A prospective student in my SANS Legal 523 course had trouble getting a visa so she could travel to the US to attend the course. Following is the heart of a letter I wrote on her behalf to the US embassy in her country.
[begin letter]
I send this letter in support of a visa application by the “Applicant”, a lawyer for [a non-US revenue authority]. The Applicant is applying for a visa so she can attend a professional seminar titled “Law of Data Security and Investigations” (the “Seminar”) in Orlando, Florida.
I am the instructor for the Seminar. I created the content for the Seminar, and I have been teaching the Seminar regularly for about eight years. The Seminar is organized under the SANS Institute, sans.org, premier outfit for training professionals on computer policy, security and forensics issues. The Seminar is held five times a year, in various cities around the US. These cities are selected for their good transportation and large hotels. The Seminar is always held as part of a larger technology conference organized by the SANS Institute.
The Seminar is unique in all the world. No other education experience comes close to matching the depth, content and quality of this in-person, highly-interactive Seminar. It is a five-day, intellectually-intensive training event that enables professionals (including lawyers, auditors, computer security experts, law enforcement officers and others) to understand and cope with the law of information security and investigations. Typically, 25+ students attend the Seminar.
The scope of the Seminar is global. We cover law throughout the world, though more focus is placed on US cases because the US has more experience with computer law issues.
There is no prerequisite for taking or benefiting from the Seminar. A lawyer like the Applicant needs no technical experience or technical responsibilities to benefit from the Seminar.

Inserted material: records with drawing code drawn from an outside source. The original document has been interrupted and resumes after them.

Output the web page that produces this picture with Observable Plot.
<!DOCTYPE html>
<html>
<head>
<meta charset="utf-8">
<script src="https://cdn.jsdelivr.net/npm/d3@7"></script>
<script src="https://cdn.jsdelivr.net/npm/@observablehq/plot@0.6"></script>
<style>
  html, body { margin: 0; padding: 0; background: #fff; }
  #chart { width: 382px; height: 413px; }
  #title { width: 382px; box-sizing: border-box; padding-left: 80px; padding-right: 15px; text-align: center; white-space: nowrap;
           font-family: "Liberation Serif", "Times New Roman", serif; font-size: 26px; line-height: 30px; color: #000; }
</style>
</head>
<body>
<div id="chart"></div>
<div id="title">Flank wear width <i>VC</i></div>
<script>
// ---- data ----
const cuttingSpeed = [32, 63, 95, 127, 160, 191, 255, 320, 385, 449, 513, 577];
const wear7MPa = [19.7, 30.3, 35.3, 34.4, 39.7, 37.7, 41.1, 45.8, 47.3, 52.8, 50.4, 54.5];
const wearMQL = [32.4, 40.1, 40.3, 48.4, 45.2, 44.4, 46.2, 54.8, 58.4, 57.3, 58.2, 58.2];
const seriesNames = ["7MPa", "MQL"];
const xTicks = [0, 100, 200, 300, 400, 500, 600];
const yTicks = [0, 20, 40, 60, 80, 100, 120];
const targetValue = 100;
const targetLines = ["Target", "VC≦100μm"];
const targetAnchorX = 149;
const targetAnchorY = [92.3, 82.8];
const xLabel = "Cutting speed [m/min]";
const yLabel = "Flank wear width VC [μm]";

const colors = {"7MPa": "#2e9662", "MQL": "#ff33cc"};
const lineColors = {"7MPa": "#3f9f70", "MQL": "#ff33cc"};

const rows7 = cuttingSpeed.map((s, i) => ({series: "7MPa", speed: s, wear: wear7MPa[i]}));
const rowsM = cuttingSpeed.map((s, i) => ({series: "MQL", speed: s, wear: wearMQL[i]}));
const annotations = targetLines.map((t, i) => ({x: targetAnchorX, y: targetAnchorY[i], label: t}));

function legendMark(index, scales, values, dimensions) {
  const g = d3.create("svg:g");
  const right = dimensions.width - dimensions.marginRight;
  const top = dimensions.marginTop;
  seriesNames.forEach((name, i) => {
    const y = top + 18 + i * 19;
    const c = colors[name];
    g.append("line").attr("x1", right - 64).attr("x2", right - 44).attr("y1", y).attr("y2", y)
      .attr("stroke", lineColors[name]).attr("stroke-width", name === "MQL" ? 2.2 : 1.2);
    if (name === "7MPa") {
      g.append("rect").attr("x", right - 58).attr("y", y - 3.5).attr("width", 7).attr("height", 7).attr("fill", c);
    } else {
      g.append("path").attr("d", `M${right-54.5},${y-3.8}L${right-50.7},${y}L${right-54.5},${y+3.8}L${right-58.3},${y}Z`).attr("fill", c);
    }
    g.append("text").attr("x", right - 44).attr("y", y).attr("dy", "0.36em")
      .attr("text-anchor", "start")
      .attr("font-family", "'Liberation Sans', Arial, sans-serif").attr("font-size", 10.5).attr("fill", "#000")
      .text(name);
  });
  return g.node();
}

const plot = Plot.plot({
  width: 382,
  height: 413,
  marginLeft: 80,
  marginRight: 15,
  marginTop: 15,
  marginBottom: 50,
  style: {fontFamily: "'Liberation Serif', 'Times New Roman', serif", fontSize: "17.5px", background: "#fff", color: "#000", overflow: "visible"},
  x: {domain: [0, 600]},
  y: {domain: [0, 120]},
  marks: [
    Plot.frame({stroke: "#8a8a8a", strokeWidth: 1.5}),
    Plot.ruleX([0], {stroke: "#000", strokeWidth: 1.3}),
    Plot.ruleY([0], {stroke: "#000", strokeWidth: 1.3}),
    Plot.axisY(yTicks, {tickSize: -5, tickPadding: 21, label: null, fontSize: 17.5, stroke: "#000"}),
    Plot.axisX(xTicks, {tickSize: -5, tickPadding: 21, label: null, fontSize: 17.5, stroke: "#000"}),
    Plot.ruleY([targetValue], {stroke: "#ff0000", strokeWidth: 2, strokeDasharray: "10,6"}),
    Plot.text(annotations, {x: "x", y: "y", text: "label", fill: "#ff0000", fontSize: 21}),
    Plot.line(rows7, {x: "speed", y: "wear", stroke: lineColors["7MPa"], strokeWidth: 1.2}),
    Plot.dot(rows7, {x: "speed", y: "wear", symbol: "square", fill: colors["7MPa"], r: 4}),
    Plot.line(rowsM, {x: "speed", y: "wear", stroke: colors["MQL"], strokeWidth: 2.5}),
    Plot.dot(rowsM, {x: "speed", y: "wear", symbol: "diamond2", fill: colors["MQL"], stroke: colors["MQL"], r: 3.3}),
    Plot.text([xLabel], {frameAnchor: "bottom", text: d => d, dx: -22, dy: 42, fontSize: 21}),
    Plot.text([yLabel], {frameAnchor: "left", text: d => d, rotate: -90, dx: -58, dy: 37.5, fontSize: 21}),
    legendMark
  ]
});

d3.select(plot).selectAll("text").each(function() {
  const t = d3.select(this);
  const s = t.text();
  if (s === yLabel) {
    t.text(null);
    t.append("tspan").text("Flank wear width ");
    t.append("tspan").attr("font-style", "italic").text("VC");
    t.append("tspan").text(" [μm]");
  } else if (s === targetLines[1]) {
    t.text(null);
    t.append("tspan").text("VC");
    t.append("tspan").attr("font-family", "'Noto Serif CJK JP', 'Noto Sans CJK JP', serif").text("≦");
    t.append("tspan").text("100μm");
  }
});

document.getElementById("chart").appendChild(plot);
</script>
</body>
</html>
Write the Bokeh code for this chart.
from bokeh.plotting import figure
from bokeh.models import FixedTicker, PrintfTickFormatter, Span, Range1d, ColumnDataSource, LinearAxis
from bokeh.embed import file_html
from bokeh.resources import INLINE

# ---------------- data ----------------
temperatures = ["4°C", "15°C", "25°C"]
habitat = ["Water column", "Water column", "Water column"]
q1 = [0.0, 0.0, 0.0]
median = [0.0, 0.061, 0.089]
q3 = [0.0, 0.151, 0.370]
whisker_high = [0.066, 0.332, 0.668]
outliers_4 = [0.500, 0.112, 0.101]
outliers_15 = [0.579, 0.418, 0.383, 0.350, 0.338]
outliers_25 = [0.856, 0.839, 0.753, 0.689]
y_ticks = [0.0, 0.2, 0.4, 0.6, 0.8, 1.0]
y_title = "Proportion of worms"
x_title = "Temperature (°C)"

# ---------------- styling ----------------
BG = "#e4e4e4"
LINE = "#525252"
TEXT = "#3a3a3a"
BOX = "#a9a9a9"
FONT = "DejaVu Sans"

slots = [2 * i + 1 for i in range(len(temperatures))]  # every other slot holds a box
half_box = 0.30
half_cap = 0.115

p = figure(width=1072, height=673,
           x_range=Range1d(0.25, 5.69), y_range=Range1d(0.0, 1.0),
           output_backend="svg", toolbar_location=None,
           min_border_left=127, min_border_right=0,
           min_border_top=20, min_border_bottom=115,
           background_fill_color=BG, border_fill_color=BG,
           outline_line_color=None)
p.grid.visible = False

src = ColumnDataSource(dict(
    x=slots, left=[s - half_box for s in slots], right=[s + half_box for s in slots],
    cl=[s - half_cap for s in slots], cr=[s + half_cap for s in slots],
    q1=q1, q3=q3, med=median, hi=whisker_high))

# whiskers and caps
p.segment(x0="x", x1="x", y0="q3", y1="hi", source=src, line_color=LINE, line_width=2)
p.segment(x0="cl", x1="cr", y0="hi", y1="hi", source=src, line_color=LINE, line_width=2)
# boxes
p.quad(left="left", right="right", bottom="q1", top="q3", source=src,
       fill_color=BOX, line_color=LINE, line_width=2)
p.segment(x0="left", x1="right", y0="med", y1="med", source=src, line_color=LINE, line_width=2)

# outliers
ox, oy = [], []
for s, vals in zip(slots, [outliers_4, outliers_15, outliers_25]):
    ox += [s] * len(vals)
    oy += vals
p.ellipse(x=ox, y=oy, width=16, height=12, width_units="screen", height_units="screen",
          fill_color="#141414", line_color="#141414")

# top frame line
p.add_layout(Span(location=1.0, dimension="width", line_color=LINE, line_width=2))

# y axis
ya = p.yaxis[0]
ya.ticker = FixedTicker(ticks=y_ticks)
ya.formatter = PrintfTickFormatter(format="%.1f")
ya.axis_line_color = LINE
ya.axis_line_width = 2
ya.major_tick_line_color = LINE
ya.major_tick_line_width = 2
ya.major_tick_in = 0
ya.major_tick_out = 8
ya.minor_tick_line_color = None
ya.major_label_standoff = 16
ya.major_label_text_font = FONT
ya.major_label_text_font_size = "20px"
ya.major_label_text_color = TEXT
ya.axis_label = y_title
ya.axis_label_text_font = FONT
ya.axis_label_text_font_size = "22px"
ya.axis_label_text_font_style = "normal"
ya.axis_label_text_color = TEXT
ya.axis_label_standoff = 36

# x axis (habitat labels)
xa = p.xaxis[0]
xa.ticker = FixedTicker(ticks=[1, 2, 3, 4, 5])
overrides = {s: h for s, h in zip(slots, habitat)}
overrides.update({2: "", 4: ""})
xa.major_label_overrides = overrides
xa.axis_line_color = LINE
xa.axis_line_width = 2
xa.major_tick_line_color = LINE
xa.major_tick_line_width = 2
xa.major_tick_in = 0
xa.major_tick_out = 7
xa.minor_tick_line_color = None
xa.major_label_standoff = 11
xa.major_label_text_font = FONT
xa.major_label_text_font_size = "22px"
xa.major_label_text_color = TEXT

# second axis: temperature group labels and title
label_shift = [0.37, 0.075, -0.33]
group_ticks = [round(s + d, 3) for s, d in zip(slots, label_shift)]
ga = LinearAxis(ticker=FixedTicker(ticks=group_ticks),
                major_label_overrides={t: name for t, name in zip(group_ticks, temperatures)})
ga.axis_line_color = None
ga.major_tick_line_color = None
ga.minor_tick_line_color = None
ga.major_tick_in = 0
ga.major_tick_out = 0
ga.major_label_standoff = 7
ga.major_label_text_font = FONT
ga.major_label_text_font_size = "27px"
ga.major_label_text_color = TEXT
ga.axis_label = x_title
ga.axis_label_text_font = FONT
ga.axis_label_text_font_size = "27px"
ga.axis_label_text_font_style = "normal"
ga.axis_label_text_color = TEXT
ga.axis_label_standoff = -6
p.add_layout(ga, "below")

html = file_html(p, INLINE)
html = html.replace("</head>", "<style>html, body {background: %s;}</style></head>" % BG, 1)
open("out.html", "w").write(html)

The Seminar is especially relevant to lawyers and other professionals who work for national revenue authorities. National revenue authorities face ever-growing problems associated with the Internet, electronic transactions, digital evidence, data privacy and computer security.

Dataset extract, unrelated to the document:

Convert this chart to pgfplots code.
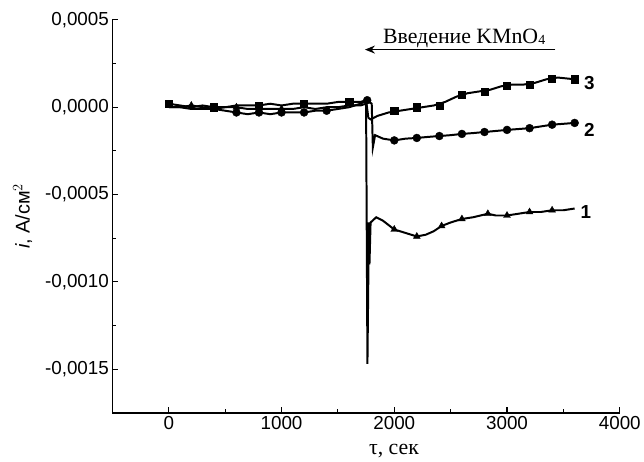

Lawyers and other professionals who attend the Seminar come from across the world. For example, when the Seminar was held in Washington, DC, December 2010, one of the students was a lawyer for a European police agency.
One of the reasons this Seminar is so valuable to students is that I am internationally-known on the topics covered in the Seminar. I am author of the leading book The Law of Electronic Commerce, among other professionally-recognized works. In 2003 I worked for a month in Sri Lanka, under a project funded by the United States Agency for International Development (USAID – an arm of the US State Department), to help the Sri Lankan government develop law and policy for electronic commerce.
The Seminar involves over 30 hours of professional discussion, interaction and training, which I lead in person. One of the values of the Seminar is that it attracts students from diverse backgrounds (government, private sector, nonprofit, US and non-US). We debate, share ideas and learn from one another about challenging topics in the law of computers, electronic evidence, IT records and digital audits and investigations.
The benefits from the Seminar involve much more than the delivery of facts by lecture. Students learn to think critically about issues by interacting with me and the other students, both formally during training sessions and informally during breaks. The Seminar allows students to network with like-minded colleagues. Also, the larger SANS technology conference, of which the Seminar is a part, provides special educational events during lunch breaks and in the evenings.